O primeiro autor do artigo, Rodrigo Mendes, atualmente pesquisador da Empresa Brasileira de Pesquisa Agropecuária (Embrapa) Meio Ambiente, participou do estudo durante seu pós-doutorado na Universidade de Wageningen, na Holanda, entre 2009 e 2010. Entre 2003 e 2008, Mendes cursou o doutorado na Universidade de São Paulo (USP), com Bolsa da FAPESP.
O estudo identificou 33 mil bactérias associadas, de forma consistente, à supressão de doenças. Segundo Mendes, o estudo, que ganhou comentário na revista Nature Biotechnology, concluiu que o fenômeno de supressão de doenças não depende apenas da atuação de bactérias isoladas, mas também da sinergia de todo um consórcio de bactérias. Os dados indicam que essa combinação específica de microrganismos é ativada por uma sinalização no contexto da própria comunidade bacteriana.
“Um dos pontos fortes do estudo é que ele teve um enfoque transversal, abrangendo desde a observação de campo, passando pela identificação da comunidade, dos grupos bacterianos, do gênero, da espécie, das linhagens específicas dos microrganismos e de seus genes, até chegar aos metabólitos utilizados pela bactéria para defender a planta do patógeno”, disse à Agência FAPESP.
Um dos objetivos gerais da pesquisa era contribuir para a compreensão de como as plantas utilizam e dependem da comunidade microbiana associada a elas para sobreviver. Mendes explica que estudos semelhantes são frequentemente realizados em mamíferos.
“Sabemos, por exemplo, que o homem depende, para sobreviver, de nutrientes e bactérias que estão presentes nos nossos intestinos ou na nossa pele. Muitas vertentes de literatura consideram, por isso, que o homem, por viver em conjunto com esses microrganismos, é um superorganismo, ou um microbioma. Aplicamos essa mesma visão às plantas, observando-as não só como um organismo hospedeiro, mas como um microbioma”, explicou.
O estudo teve foco especificamente nos microrganismos que vivem associados à raiz das plantas. À medida que são infectadas, as plantas expostas aos patógenos do solo sofrem pressão positiva para recrutar as bactérias necessárias para sua proteção. O solo é considerado supressivo quando essa comunidade de bactérias é tão bem selecionada que, mesmo na presença do patógeno, a planta não é infectada.

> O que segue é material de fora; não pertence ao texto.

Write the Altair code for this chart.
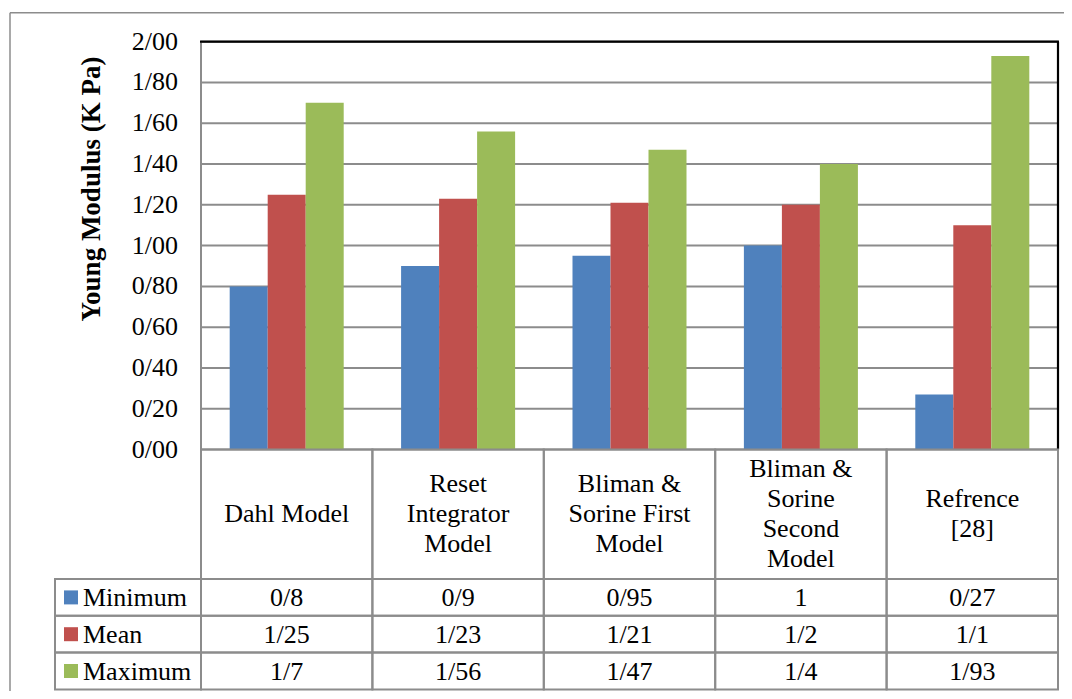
import altair as alt
import pandas as pd

# ---------------- data ----------------
categories = ["Dahl Model", "Reset Integrator Model", "Bliman & Sorine First Model",
              "Bliman & Sorine Second Model", "Refrence [28]"]
header_labels = ["Dahl Model", "Reset\nIntegrator\nModel", "Bliman &\nSorine First\nModel",
                 "Bliman &\nSorine\nSecond\nModel", "Refrence\n[28]"]
series = ["Minimum", "Mean", "Maximum"]
minimum = [0.8, 0.9, 0.95, 1.0, 0.27]
mean = [1.25, 1.23, 1.21, 1.2, 1.1]
maximum = [1.7, 1.56, 1.47, 1.4, 1.93]
colors = ["#4F81BD", "#C0504D", "#9BBB59"]
y_ticks = [0.0, 0.2, 0.4, 0.6, 0.8, 1.0, 1.2, 1.4, 1.6, 1.8, 2.0]
y_tick_labels = ["0/00", "0/20", "0/40", "0/60", "0/80", "1/00", "1/20", "1/40", "1/60", "1/80", "2/00"]
y_title = "Young Modulus (K Pa)"

# ---------------- layout (pixels inside the svg) ----------------
W, H = 1056, 683
PLOT_L, PLOT_R = 193, 1050
Y0_PX, PX_PER_UNIT = 441.5, 203.9
HEADER_BOTTOM_PX = 571
ROW_H_PX = 36.8
LEG_L = 47
FONT = "Times New Roman, Liberation Serif, serif"
FS = 26
LINE_H = 30
GRID = "#8c8c8c"


def v(py):
    return (Y0_PX - py) / PX_PER_UNIT


yscale = alt.Scale(domain=[v(H), v(0)], nice=False, zero=False)
xscale = alt.Scale(domain=categories, range=[PLOT_L, PLOT_R], paddingInner=0, paddingOuter=0)

values_by_series = {"Minimum": minimum, "Mean": mean, "Maximum": maximum}
bars_rows = []
for s in series:
    for c, val in zip(categories, values_by_series[s]):
        bars_rows.append({"cat": c, "series": s, "value": val})
bars_df = pd.DataFrame(bars_rows)


def fmt(x):
    return f"{x:g}".replace(".", "/")


# table geometry in data units
header_top = v(Y0_PX)
header_bot = v(HEADER_BOTTOM_PX)
row_bounds = [v(HEADER_BOTTOM_PX + i * ROW_H_PX) for i in range(4)]

cells = []
for c in categories:
    cells.append({"cat": c, "top": header_top, "bot": header_bot})
    for i in range(len(series)):
        cells.append({"cat": c, "top": row_bounds[i], "bot": row_bounds[i + 1]})
cells_df = pd.DataFrame(cells)

header_mid = (header_top + header_bot) / 2
header_df = pd.DataFrame({
    "cat": categories,
    "label": header_labels,
    # first line position so that the whole block is centred in the header cell
    "y": [header_mid + (lbl.count("\n")) * LINE_H / 2 / PX_PER_UNIT for lbl in header_labels],
})

vals = []
for i, s in enumerate(series):
    for c, val in zip(categories, values_by_series[s]):
        vals.append({"cat": c, "label": fmt(val), "y": (row_bounds[i] + row_bounds[i + 1]) / 2})
vals_df = pd.DataFrame(vals)

legend_df = pd.DataFrame({
    "series": series,
    "top": row_bounds[:3],
    "bot": row_bounds[1:],
    "y": [(row_bounds[i] + row_bounds[i + 1]) / 2 for i in range(3)],
})

grid_df = pd.DataFrame({"y": y_ticks})
ticks_df = pd.DataFrame({"y": y_ticks, "label": y_tick_labels})
top_df = pd.DataFrame({"y": [y_ticks[-1]], "y2": [y_ticks[0]]})
title_df = pd.DataFrame({"label": [y_title]})

color_scale = alt.Scale(domain=series, range=colors)

# ---------------- layers ----------------
outer_left = alt.Chart(top_df).mark_rule(color=GRID, strokeWidth=1.5).encode(
    x=alt.value(2), y=alt.value(4.7), y2=alt.value(H))
outer_top = alt.Chart(top_df).mark_rule(color=GRID, strokeWidth=1.5).encode(
    x=alt.value(2), x2=alt.value(W), y=alt.value(4.7))

grid = alt.Chart(grid_df).mark_rule(color=GRID, strokeWidth=2).encode(
    y=alt.Y("y:Q", scale=yscale, axis=None), x=alt.value(PLOT_L), x2=alt.value(PLOT_R))

tick_labels = alt.Chart(ticks_df).mark_text(
    font=FONT, fontSize=FS, color="black", align="right", baseline="middle"
).encode(y=alt.Y("y:Q", scale=yscale, axis=None), x=alt.value(PLOT_L - 23), text="label:N")

y_title_text = alt.Chart(title_df).mark_text(
    font=FONT, fontSize=27, fontWeight="bold", color="black", angle=270,
    align="center", baseline="middle"
).encode(x=alt.value(84), y=alt.value(181), text="label:N")

bars = alt.Chart(bars_df).mark_bar().encode(
    x=alt.X("cat:N", scale=xscale, axis=None, sort=categories),
    xOffset=alt.XOffset("series:N", sort=series,
                        scale=alt.Scale(domain=series, paddingOuter=0.755, paddingInner=0)),
    y=alt.Y("value:Q", scale=yscale, axis=None),
    color=alt.Color("series:N", scale=color_scale, legend=None),
)

plot_top = alt.Chart(top_df).mark_rule(color="black", strokeWidth=2.2).encode(
    y=alt.Y("y:Q", scale=yscale, axis=None), x=alt.value(PLOT_L - 1), x2=alt.value(PLOT_R + 1))
plot_right = alt.Chart(top_df).mark_rule(color="black", strokeWidth=2.2).encode(
    y=alt.Y("y:Q", scale=yscale, axis=None), y2="y2:Q", x=alt.value(PLOT_R))
plot_left = alt.Chart(top_df).mark_rule(color=GRID, strokeWidth=2).encode(
    y=alt.Y("y:Q", scale=yscale, axis=None), y2="y2:Q", x=alt.value(PLOT_L))

cells_layer = alt.Chart(cells_df).mark_rect(fillOpacity=0, stroke=GRID, strokeWidth=2).encode(
    x=alt.X("cat:N", scale=xscale, axis=None, sort=categories),
    y=alt.Y("top:Q", scale=yscale, axis=None), y2="bot:Q")

header_text = alt.Chart(header_df).mark_text(
    font=FONT, fontSize=FS, lineBreak="\n", lineHeight=LINE_H, color="black", baseline="middle"
).encode(x=alt.X("cat:N", scale=xscale, axis=None, sort=categories),
         y=alt.Y("y:Q", scale=yscale, axis=None), text="label:N")

vals_text = alt.Chart(vals_df).mark_text(
    font=FONT, fontSize=FS, color="black", baseline="middle", dy=1
).encode(x=alt.X("cat:N", scale=xscale, axis=None, sort=categories),
         y=alt.Y("y:Q", scale=yscale, axis=None), text="label:N")

legend_cells = alt.Chart(legend_df).mark_rect(fillOpacity=0, stroke=GRID, strokeWidth=2).encode(
    x=alt.value(LEG_L), x2=alt.value(PLOT_L),
    y=alt.Y("top:Q", scale=yscale, axis=None), y2="bot:Q")

legend_sq = alt.Chart(legend_df).mark_square(size=196, opacity=1).encode(
    x=alt.value(63), y=alt.Y("y:Q", scale=yscale, axis=None),
    color=alt.Color("series:N", scale=color_scale, legend=None))

legend_text = alt.Chart(legend_df).mark_text(
    font=FONT, fontSize=FS, color="black", align="left", baseline="middle", dy=1
).encode(x=alt.value(75), y=alt.Y("y:Q", scale=yscale, axis=None), text="series:N")

chart = alt.layer(
    grid, outer_left, outer_top, tick_labels, y_title_text, bars, plot_left, plot_top, plot_right,
    cells_layer, header_text, vals_text, legend_cells, legend_sq, legend_text
).properties(
    width=W, height=H, padding=0,
    autosize=alt.AutoSizeParams(type="none"),
    background="white",
).configure_view(stroke=None)

chart.save("out.html", embed_options={"renderer": "svg", "actions": False})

“Em um extremo, há o solo supressivo no qual a planta resiste completamente à presença do patógeno. No outro extremo está aquele solo no qual a planta morre na hora ao ser exposta ao patógeno. Nossa estratégia foi avaliar, em um solo semelhante, seis níveis diferentes de supressão de doenças. O que diferenciava essas seis porções de solo era justamente a estrutura da comunidade bacteriana neles presente”, explicou Mendes.
Controle biológico indireto
O primeiro passo da pesquisa consistiu na observação de campo, a fim de identificar os lugares em que a infecção aparecia. Em seguida, os pesquisadores analisaram a comunidade bacteriana presente nos seis níveis diferentes de proteção do solo, identificando quais grupos desempenhavam algum papel nessa proteção.
Na fase seguinte foram selecionados e isolados alguns grupos-alvo, em uma prova de princípio, para mostrar que grupos específicos estavam relacionados à proteção no campo.
“Um dos grupos que usamos para provar esse fenômeno é um grupo bem estudado, que algumas vezes foi associado com solos supressivos. Mas isso nunca tinha sido observado em tamanho grau de detalhamento. Nosso estudo revelou um conjunto muito maior do que se imaginava de grupos bacterianos diferentes associados à proteção”, afirmou.
Segundo Mendes, o estudo poderá contribuir para a futura descoberta de novas moléculas e compostos antibióticos que possam ser utilizados no controle biológico de doenças de plantas.
“Podemos até mesmo pensar em um controle biológico indireto, isto é, em vez de apostar na introdução no solo de um componente biológico de proteção, os genes da planta podem ser manipulados para que ela selecione com mais eficiência os microrganismos que aumentam seu nível de proteção”, disse.
Para que a alternativa da engenharia genética seja possível, no entanto, Mendes lembra que será preciso antes compreender com precisão o funcionamento da comunicação entre a planta e os grupos de bactérias de interesse.
“Demonstramos que a planta utiliza esse recurso. Agora temos que entender como a planta se comunica com esse microbioma. A partir daí será possível manipular a planta para que ela aprimore sua capacidade de seleção microbiana”, disse.
O artigo Deciphering the Rhizosphere Microbiome for Disease-Suppressive Bacteria (DOI: 10.1126/science.1203980), de Rodrigo Mendes e outros, pode ser lido por assinantes da Science em www.sciencemag.org/content/332/6033/1097.full.